Wednesday, March 22, 2023  |



Indongo sees ‘most important fight in boxing history’ vs. Crawford

Photo: Steve Welsh

Late last week it was announced that RING, WBC and WBO junior welterweight kingpin Terence Crawford would face WBA/IBF beltholder Julius Indongo to unify all the 140-pound titles on August 19 in Lincoln, Nebraska, on ESPN.

Indongo (22-0, 11 knockouts) was ringside for Crawford’s last fight, a masterful May 20 beatdown of 2008 Olympic gold medalist Felix Diaz.
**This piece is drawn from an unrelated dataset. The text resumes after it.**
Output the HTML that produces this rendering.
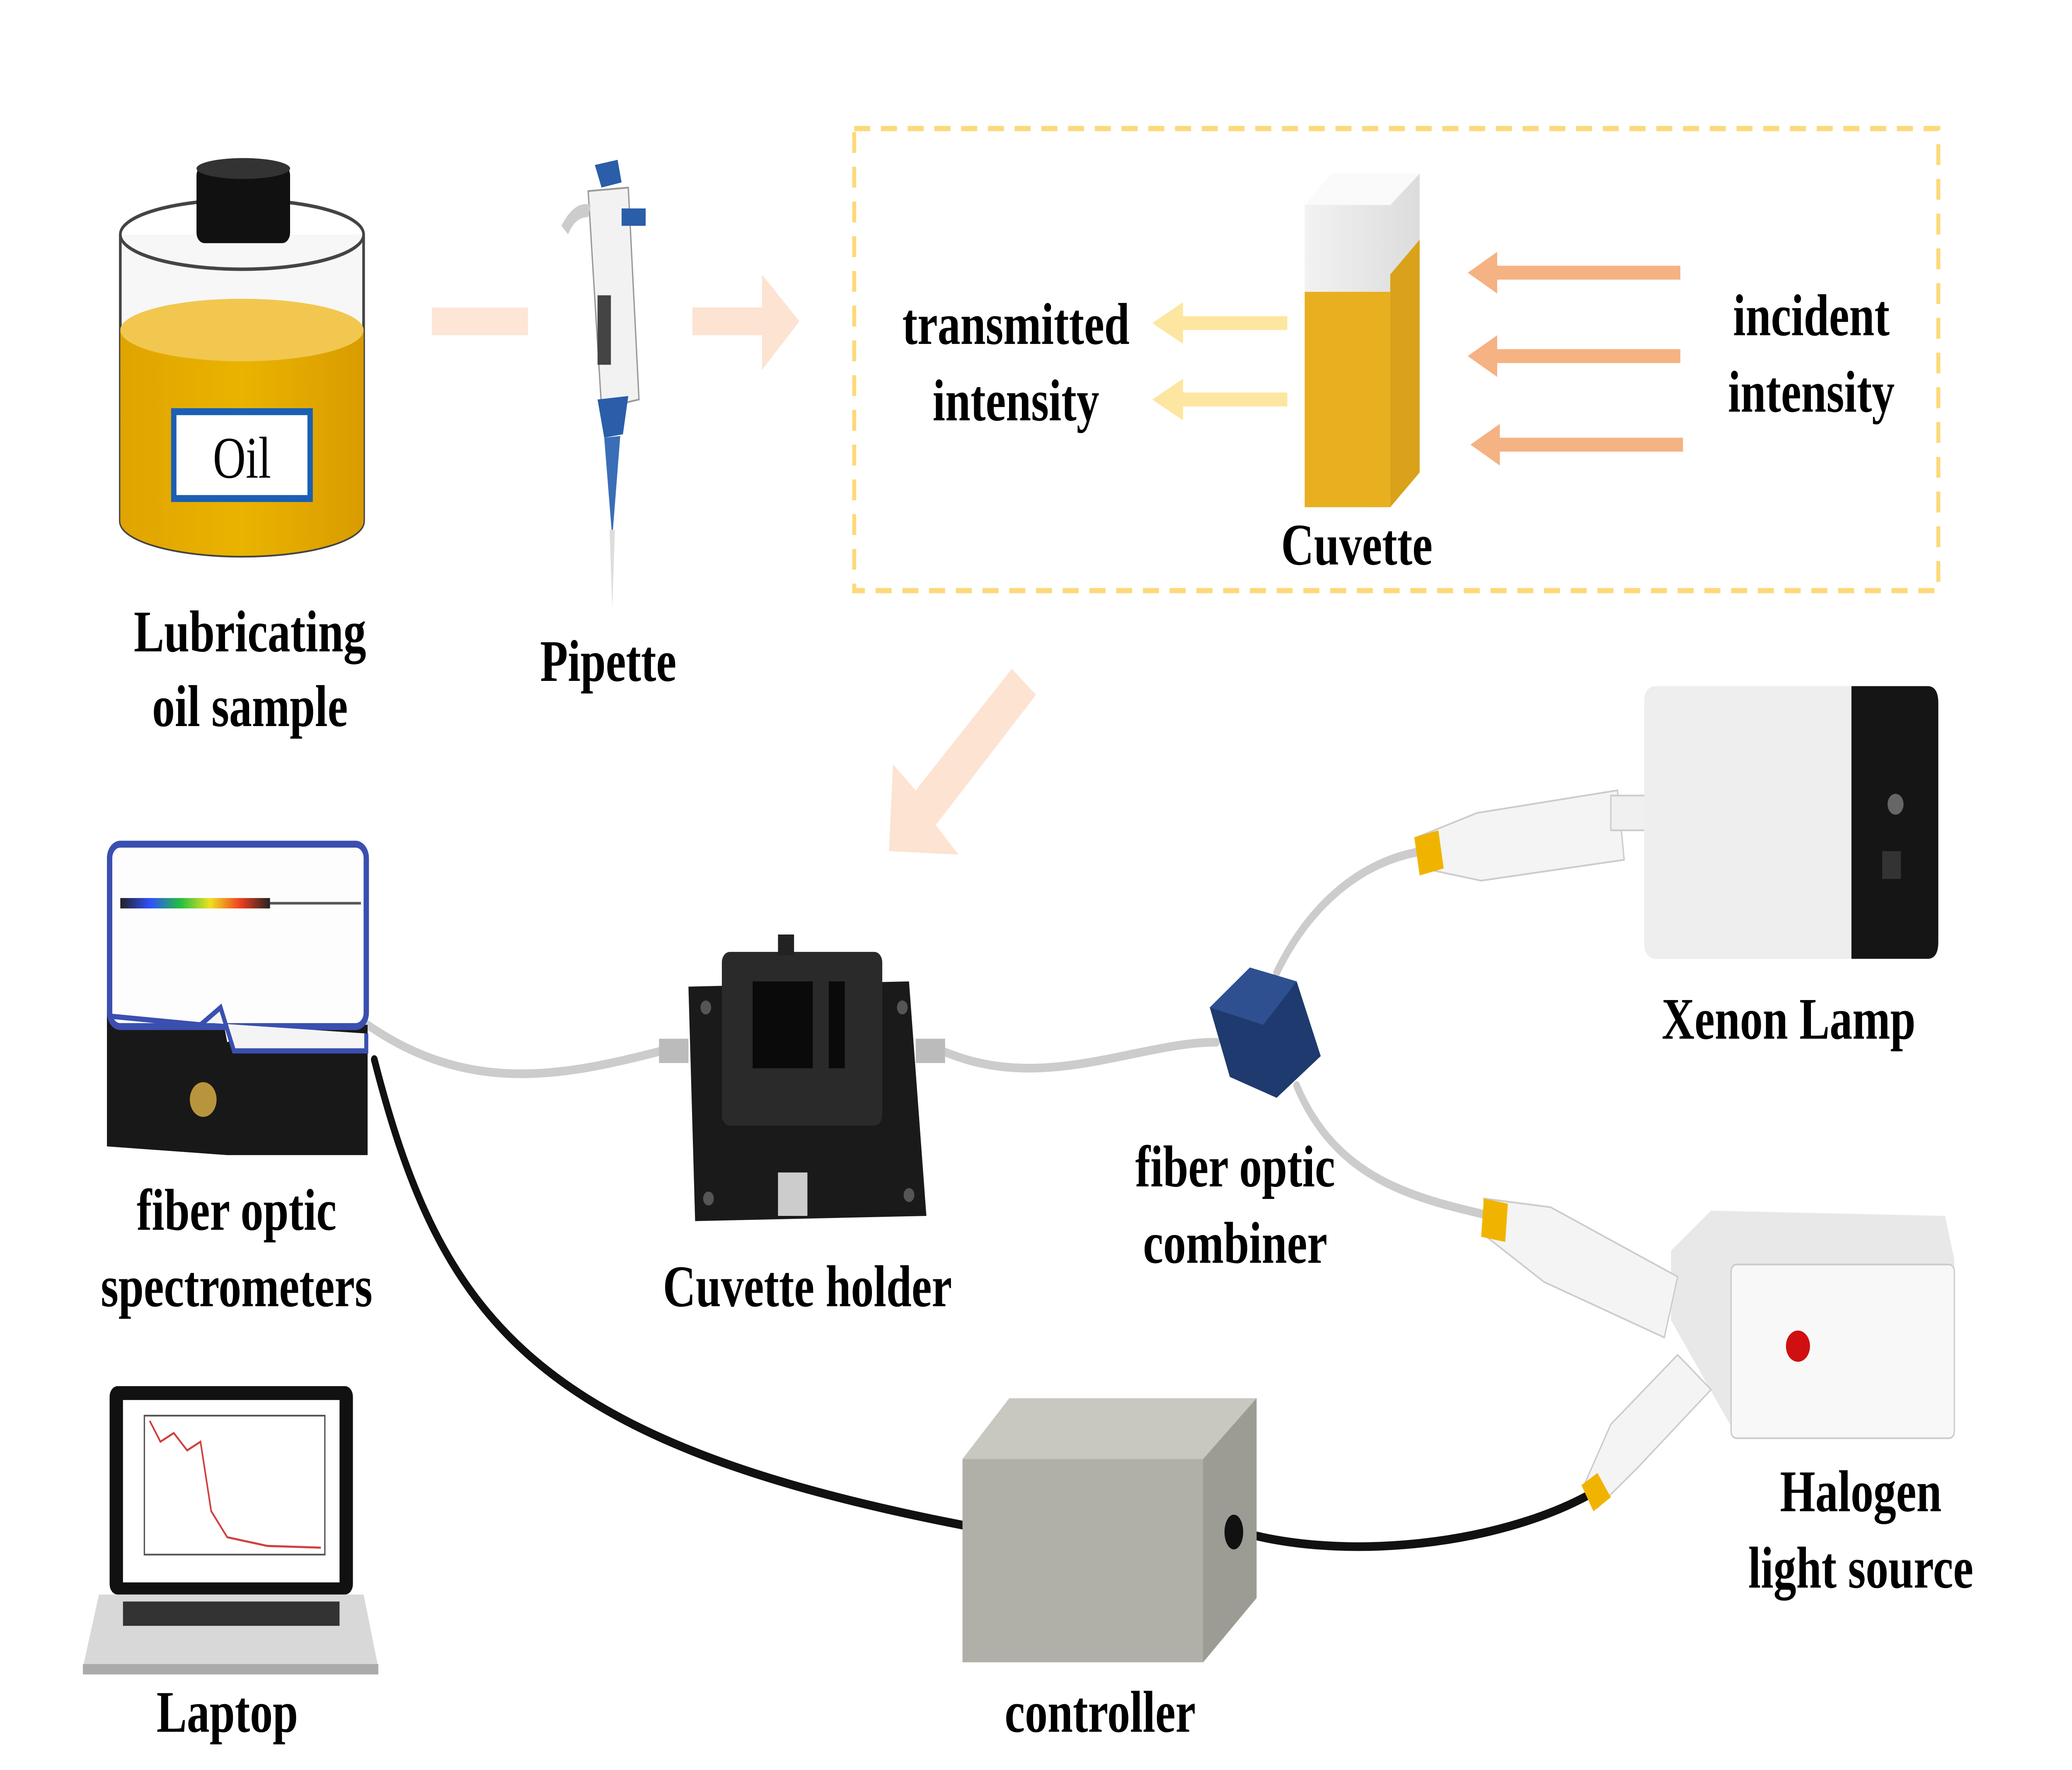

“The atmosphere at Madison Square was electrifying and it was important for me to see Crawford fighting live,” Indongo told “Like all opponents out there, I respect his craft. He is clever, tricky and a damn good boxer and I congratulate him for his win.”

In an official statement given today, Indongo added, “I feel truly blessed to be at the right time at the right place and with the best team and sponsor. After two massive world title wins against two world champions away from home, I now find myself in the most important fight in boxing history, a full unification fight with five world titles on the line. I am honoured to be part of it, to represent my country Namibia, and winning it against a world class and undefeated fighter like Terence Crawford will be a bonus.”

Whether Indongo truly meant all of boxing’s history, the 140-pound division’s history, his own history or Namibia’s history, there’s no doubting he’s right about it being a hugely significant fight.

Things have moved quickly for Indongo. He headed to Russia six months ago as an unknown and sizeable 7-1 underdog, knocking out Eduard Troyanovsky with a vicious left hook at 0:40 of the opening round.

The 34-year-old followed that by again going on the road, this time besting Ricky Burns and proving the Troyanovsky victory wasn’t a lucky punch.

“It was a fantastic and tough fight,” said the African southpaw boxer-puncher. “Even though I dominated the fight I had to be very vigilant because Burns is a clever and powerful boxer.

“Fighting away from home is never easy; if you do not win convincingly anything can happen. We have seen the strangest decisions in boxing. I therefore knew I had to win beyond a reasonable doubt or knock him out to walk away with a win. It was our strategy from the beginning and I simply stuck to the game plan.”

Although he’s enjoyed a whirlwind six months, Indongo says life has been the same as before his success. He has resumed his full-time job as a police officer and has taken part in a couple of roadshows to show his appreciation to the boxing fans in Namibia. He hopes this inspires other boxers in his homeland.

“Of course more people now know Julius Indongo and the attention has been amazing,” he said. “but I remain humble and focused on the future. I appreciate the love from fans across the world especially in Namibia. They have been there since day one and their love and encouragement propels me forward.”

His manager/promoter Nestor Tobias explained further: “He is a household name and an inspiration to many boxers and people in general that anything is possible.”